§ **Instruction**: Below are entries; repeat exactly, and nothing else, the lines from the one holding "Generate a Python" through the one holding "import plotly.graph_objects as go", inclusive. Leave the pictures out.

☆ ☆ ☆ ☆

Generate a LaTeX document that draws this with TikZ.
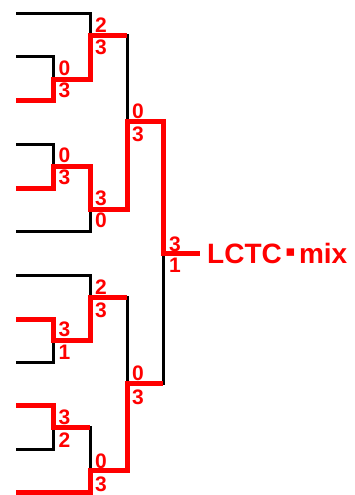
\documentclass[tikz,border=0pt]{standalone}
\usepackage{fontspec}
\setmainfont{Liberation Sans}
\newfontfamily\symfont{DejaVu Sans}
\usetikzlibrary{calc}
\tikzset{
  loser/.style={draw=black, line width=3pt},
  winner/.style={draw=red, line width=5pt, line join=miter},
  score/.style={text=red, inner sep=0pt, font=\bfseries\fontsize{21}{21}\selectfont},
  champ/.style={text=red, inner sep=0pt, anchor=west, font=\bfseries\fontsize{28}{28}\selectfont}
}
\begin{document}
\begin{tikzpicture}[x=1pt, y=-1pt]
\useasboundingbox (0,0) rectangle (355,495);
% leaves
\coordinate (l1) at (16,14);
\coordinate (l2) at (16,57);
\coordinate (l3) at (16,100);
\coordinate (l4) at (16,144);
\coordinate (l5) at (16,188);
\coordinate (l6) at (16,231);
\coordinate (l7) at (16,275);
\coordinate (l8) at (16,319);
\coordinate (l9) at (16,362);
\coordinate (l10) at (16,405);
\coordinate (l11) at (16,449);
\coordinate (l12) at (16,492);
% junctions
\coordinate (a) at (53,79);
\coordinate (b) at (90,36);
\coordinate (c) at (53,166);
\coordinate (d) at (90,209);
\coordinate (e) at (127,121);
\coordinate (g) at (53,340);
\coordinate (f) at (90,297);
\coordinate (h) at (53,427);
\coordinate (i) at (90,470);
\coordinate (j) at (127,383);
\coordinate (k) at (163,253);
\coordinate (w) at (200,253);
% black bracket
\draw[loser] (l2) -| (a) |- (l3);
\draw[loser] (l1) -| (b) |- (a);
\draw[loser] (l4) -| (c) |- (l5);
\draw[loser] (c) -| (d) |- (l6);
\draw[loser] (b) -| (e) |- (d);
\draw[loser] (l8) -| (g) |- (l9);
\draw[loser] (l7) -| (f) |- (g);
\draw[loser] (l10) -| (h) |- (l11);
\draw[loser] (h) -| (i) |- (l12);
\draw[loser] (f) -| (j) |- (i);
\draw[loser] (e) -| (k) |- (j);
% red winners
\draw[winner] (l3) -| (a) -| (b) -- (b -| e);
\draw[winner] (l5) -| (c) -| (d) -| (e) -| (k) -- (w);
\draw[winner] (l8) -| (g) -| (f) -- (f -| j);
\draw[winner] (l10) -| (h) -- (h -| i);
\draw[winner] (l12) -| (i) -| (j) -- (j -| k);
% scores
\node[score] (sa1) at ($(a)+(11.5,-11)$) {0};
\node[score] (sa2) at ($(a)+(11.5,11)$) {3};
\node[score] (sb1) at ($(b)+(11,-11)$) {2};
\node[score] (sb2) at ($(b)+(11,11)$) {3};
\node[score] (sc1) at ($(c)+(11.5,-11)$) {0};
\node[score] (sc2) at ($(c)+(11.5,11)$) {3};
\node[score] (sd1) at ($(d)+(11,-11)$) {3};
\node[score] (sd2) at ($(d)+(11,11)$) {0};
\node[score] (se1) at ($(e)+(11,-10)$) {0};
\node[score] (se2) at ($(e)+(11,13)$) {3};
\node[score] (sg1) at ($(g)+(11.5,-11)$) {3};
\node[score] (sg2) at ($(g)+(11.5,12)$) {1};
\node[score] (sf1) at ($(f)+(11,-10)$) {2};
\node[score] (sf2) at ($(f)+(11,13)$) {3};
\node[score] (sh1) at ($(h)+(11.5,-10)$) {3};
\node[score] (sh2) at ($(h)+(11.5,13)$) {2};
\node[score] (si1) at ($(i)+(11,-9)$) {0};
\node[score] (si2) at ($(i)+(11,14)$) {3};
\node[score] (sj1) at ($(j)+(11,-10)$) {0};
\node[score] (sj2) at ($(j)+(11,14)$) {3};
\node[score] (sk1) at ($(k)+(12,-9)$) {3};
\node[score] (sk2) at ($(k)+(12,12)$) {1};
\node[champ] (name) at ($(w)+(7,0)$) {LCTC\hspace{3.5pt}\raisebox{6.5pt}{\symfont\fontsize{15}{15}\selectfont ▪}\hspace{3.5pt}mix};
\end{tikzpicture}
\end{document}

☆ ☆ ☆ ☆

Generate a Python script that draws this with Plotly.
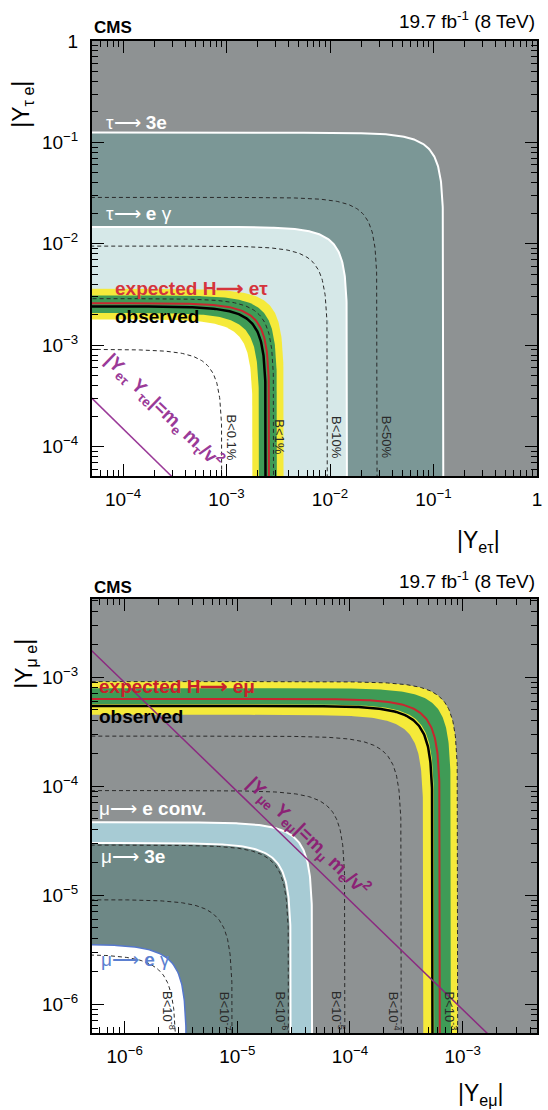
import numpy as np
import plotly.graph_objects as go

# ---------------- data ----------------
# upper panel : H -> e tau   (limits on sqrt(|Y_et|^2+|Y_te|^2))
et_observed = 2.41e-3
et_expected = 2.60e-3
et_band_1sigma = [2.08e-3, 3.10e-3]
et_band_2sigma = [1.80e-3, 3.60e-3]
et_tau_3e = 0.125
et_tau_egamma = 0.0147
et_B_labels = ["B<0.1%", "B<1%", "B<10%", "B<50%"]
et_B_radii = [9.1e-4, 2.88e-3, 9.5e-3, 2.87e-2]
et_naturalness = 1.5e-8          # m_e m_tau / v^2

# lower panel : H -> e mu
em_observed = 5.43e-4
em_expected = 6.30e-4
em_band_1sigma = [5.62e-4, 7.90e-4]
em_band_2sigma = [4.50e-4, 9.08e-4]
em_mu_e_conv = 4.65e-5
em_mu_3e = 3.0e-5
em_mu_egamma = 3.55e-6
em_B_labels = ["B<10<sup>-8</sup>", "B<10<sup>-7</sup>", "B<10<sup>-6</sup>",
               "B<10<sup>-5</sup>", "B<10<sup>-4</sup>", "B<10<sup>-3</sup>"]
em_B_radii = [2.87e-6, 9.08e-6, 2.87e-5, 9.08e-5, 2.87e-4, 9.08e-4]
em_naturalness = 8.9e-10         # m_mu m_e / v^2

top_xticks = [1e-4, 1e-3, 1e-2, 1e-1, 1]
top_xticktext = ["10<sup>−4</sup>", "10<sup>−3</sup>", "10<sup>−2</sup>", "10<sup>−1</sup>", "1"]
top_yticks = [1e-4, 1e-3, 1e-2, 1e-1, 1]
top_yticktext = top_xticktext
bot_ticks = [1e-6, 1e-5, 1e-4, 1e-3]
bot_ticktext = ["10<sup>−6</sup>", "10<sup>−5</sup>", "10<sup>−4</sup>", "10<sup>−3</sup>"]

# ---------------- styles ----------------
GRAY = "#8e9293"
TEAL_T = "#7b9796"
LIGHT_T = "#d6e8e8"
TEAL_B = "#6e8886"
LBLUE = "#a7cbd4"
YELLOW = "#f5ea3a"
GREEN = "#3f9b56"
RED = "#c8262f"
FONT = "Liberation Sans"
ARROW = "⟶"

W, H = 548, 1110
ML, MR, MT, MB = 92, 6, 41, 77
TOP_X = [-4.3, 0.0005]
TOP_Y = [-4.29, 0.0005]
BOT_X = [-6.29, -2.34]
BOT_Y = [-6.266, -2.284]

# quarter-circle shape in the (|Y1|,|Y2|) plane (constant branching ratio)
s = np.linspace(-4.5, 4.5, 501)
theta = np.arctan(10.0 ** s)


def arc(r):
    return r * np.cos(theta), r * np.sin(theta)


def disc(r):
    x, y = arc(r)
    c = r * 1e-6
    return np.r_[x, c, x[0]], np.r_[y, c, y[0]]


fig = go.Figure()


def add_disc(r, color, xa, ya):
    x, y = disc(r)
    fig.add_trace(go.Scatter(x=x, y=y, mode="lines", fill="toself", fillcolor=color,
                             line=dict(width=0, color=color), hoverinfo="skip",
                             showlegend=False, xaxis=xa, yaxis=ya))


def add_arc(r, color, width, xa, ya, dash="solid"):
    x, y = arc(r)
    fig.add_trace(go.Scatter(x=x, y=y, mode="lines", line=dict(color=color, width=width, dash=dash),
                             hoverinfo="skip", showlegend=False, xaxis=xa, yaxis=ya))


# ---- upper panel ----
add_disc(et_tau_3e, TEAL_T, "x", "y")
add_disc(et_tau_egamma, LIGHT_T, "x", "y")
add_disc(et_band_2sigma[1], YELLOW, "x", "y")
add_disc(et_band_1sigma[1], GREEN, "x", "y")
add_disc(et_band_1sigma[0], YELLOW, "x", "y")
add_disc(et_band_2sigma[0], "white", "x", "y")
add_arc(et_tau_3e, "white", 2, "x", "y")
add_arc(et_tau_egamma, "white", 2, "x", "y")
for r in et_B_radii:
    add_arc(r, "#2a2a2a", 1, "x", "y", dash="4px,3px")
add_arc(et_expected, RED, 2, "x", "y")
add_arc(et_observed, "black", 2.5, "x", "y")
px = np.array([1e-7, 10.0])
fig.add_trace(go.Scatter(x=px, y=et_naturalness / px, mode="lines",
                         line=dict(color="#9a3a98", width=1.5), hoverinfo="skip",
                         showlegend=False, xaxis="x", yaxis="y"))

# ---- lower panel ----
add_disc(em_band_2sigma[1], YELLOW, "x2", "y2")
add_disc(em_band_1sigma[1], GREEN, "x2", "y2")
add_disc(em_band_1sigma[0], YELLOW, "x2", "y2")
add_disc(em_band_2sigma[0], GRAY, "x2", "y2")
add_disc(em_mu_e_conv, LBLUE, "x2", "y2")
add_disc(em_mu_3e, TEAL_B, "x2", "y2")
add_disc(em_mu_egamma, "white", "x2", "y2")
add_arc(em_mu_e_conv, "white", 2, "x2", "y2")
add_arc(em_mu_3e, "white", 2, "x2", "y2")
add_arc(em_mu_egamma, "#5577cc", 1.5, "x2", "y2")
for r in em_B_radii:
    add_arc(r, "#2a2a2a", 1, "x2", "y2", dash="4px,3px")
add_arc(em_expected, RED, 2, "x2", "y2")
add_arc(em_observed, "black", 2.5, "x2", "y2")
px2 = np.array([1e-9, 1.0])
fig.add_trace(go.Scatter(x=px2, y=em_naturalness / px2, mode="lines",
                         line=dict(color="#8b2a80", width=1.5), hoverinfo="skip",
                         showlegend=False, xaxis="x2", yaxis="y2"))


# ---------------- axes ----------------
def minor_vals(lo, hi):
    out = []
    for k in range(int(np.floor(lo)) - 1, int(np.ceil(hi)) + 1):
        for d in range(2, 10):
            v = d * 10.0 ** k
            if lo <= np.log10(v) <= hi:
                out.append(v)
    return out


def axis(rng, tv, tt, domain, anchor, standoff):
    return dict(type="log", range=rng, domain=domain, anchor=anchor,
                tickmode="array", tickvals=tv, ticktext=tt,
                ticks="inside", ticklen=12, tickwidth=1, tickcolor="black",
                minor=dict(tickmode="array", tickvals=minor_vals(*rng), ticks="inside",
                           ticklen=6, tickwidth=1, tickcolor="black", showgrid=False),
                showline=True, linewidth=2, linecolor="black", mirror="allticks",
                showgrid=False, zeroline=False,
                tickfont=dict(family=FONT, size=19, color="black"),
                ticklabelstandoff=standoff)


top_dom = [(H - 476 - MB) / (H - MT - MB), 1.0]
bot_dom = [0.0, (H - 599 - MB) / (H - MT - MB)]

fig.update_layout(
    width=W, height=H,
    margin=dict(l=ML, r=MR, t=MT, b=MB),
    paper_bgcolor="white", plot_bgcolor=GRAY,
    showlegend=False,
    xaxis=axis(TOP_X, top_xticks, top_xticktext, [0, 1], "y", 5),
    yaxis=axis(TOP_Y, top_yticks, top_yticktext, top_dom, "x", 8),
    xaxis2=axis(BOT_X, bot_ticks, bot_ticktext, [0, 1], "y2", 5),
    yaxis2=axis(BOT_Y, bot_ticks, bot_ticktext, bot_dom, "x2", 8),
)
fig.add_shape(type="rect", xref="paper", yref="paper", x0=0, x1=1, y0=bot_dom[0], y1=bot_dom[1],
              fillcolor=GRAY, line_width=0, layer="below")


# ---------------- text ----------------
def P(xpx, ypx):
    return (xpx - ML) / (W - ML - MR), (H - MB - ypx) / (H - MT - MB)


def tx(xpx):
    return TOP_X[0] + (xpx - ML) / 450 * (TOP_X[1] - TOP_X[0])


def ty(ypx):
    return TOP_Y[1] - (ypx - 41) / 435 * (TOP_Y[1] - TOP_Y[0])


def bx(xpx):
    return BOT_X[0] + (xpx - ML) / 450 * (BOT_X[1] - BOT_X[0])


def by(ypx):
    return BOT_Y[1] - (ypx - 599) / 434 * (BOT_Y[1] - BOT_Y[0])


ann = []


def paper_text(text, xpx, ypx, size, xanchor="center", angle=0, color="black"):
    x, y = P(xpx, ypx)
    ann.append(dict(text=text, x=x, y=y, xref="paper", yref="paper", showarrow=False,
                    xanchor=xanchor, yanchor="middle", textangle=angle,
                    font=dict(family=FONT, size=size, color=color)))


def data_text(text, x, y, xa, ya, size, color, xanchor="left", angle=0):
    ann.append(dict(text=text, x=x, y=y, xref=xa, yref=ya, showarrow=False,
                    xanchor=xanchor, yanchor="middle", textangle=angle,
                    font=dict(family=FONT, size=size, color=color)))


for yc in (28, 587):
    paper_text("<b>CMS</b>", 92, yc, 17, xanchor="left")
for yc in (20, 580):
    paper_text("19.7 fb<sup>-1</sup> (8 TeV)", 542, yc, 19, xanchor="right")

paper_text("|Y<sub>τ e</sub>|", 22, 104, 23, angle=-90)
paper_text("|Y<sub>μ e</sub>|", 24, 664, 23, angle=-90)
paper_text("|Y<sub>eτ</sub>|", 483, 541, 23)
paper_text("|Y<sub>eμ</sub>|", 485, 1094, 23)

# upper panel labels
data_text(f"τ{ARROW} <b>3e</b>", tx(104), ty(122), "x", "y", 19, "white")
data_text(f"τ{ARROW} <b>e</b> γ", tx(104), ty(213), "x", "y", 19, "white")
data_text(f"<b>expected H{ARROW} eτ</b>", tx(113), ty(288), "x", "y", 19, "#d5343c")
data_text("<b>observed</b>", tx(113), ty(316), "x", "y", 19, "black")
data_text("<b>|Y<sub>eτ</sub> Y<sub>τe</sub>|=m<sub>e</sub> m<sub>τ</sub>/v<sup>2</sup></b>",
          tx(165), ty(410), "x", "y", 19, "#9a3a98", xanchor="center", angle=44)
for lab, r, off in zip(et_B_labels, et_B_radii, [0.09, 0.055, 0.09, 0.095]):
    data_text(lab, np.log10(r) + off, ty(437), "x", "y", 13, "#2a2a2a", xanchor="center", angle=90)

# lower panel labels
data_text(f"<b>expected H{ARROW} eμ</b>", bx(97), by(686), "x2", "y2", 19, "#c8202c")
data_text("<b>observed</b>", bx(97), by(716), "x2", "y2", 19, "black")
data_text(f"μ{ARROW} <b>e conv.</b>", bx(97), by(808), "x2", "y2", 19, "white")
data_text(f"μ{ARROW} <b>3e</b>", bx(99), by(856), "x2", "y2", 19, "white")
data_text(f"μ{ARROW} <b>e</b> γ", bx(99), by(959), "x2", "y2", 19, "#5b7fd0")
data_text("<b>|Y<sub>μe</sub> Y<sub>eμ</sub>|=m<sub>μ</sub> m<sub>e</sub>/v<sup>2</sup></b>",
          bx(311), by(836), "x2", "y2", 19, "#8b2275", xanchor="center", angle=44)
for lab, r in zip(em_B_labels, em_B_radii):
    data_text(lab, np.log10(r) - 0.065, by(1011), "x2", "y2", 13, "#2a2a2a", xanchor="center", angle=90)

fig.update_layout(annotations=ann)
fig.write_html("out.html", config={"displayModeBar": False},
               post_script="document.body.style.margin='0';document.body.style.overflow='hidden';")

☆ ☆ ☆ ☆

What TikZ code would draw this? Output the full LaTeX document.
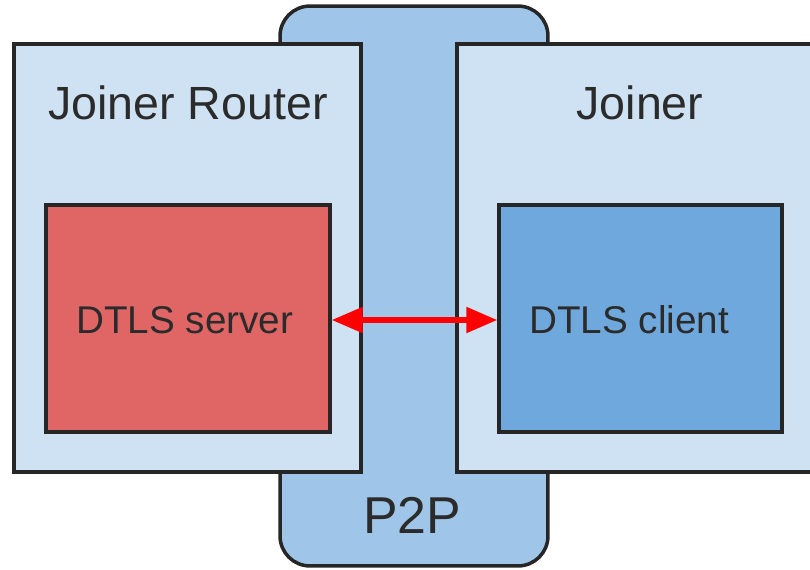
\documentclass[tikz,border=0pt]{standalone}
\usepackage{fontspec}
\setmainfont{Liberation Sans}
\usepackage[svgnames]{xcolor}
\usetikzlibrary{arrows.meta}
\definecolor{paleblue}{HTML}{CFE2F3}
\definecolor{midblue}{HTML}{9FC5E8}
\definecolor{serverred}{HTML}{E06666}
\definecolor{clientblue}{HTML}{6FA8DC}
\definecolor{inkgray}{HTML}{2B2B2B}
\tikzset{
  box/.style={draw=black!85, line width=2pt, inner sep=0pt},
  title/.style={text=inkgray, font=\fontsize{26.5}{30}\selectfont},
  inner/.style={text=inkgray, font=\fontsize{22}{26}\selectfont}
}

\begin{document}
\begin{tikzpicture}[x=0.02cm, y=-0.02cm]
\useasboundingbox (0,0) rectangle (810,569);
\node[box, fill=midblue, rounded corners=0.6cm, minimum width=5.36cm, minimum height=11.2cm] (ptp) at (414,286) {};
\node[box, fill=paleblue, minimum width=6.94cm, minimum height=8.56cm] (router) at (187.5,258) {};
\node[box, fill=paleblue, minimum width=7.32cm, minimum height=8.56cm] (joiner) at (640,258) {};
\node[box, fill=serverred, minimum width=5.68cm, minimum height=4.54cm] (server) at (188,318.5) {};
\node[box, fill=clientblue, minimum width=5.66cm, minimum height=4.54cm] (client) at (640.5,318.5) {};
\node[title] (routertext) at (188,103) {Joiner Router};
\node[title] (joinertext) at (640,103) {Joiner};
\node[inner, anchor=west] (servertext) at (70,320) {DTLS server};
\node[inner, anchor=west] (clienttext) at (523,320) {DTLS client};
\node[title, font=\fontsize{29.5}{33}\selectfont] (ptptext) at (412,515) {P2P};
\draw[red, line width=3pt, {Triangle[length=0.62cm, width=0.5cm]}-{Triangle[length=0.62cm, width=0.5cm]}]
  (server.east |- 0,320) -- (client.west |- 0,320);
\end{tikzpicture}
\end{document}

☆ ☆ ☆ ☆

§ **Output for this task**:
Generate a Python script that draws this with Plotly.
import numpy as np
import plotly.graph_objects as go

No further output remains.